When writing, I think of him, and sometimes write for him. My next novel, The Bear – which charts a man’s search for forgiveness in the face of all he’s done – is infused with Oscar, or at least, the love I feel for him. For me, writing has always been about living, and vice versa. Going into this next stage of my life, it’s even more so, and thus I seek to meld the father and the writer.
The book comes in fits and spurts. I sometimes only get to write at three, four in the morning, time wise not unlike during those first few days of caring for Oscar. So for all my talk of the differences between writing and parenting, I’m struck by similarity. By the love that gets you up; that keeps you coming long after you should have already crashed.
Showing up is what we do, as writers and as parents.
Laurie Steed is an author, teacher, manuscript assessor, and reviewer. His stories have been broadcast on BBC Radio 4 and published in Best Australian Stories, The Age, Meanjin, Westerly, Island, The Sleepers Almanac and elsewhere. He won the Patricia Hackett Prize for Fiction in 2012, and is the recipient of fellowships from The University of Iowa, The Baltic Writing Residency, The Elizabeth Kostova Foundation, Varuna – The Writers’ House, Writers Victoria, The Katharine Susannah Prichard Writers’ Centre and The Fellowship of Writers (WA). He lives in Perth, Western Australia. More information at: http://www.lauriesteed.com
You can follow him on Twitter http://www.twitter.com/lauriesteed and Facebook http://www.facebook.com/LaurieSteedAuthor
Annabel Smith says
The one part of this I can’t make any sense of is why you would get up at 6:30 BEFORE you had kids! Sheer madness. On a more serious note, it’s great to read about the writing/parenting juggle from a dad’s perspective
Laurie Steed says
Thanks for reading, Annabel,
Pre-Oscar, writing was pretty much the only thing that could get me up that early! I do feel particularly old getting tired at say seven, eight at night. It doesn’t help that I’ve taken to wearing cardigans and complaining about supermarket prices…

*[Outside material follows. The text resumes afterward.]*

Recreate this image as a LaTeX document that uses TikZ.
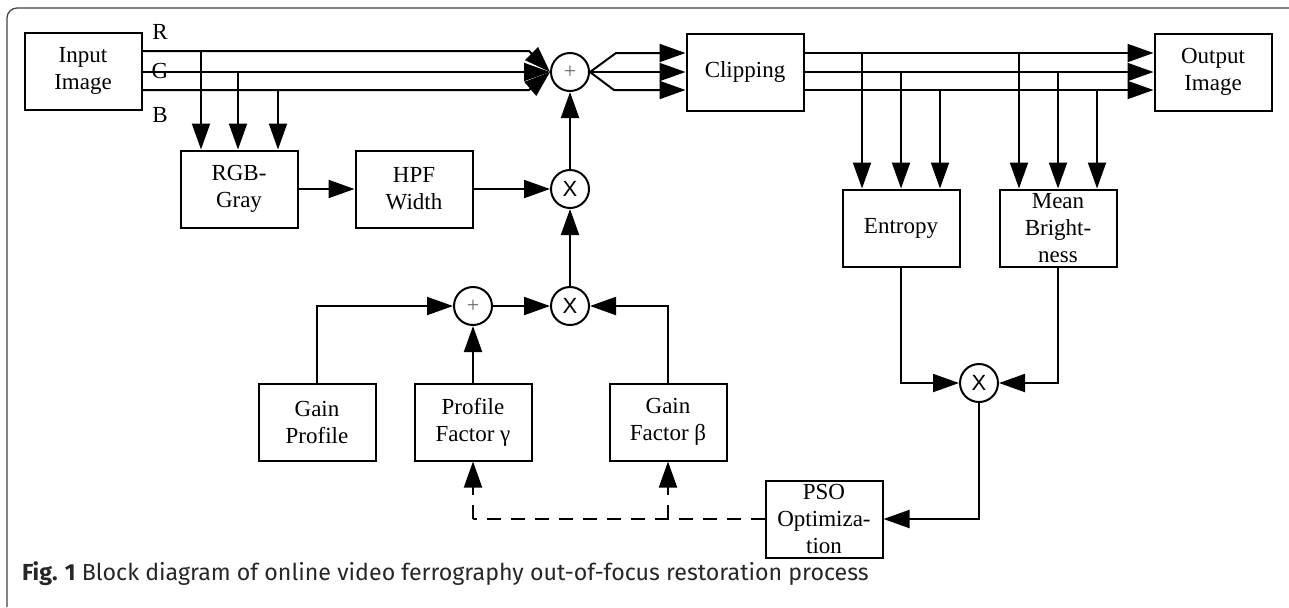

Thanks for reaching out. Parent-writers need all the support we can get, if only to find a point of balance and continued confidence.
Annabel Smith says
Supermarket prices are RIDICULOUS though!
Nathan Hobby says
Beautiful and funny, Laurie. Memoir suits you. I will take this piece as both warning and encouragement over the months ahead.
Laurie Steed says
Thanks for the kind words, Nathan! Fatherhood suits you, I think. Some might suggest that as writers, we’re ill equipped to be present, or indeed to watch on without analysis. I’d argue there’s no better role model for a young boy or girl than a parent who’s passionate about what they do: who must at times escape to the desk, but who comes back all the more intent on raising the child to the best of their ability.
Irma Gold says
Great piece, Laurie. And I love that we’re hearing from a dad about the messy mix of parenting and writing. Women always get asked about this stuff, but rarely men it seems.
Laurie Steed says
Hi Irma,
Thanks for reading. Parenting presents all manner of myths as truth, particularly when it comes to gender roles. I even recall some skepticism when my wife first suggested we co-parent (for lack of a better term). This meant mornings, meals, baths, and sleep routines we shared as equals. Times we took and compared notes on how we might do things better. I’d like to say we’re fully equal but it varies. My wife is supremely organisational and theoretical, and I quite intuitive when it comes to parenting. We both make calls, and mess things up from time to time. Through it all there’s Oscar loving us in all our messiness. Quite heartening in the face of one’s inherent flaws to be looked up at with love and admiration.
Lee Kofman says
Thank you for discussing Laurie’s beautiful post on your blog! I enjoyed reading your entire entry.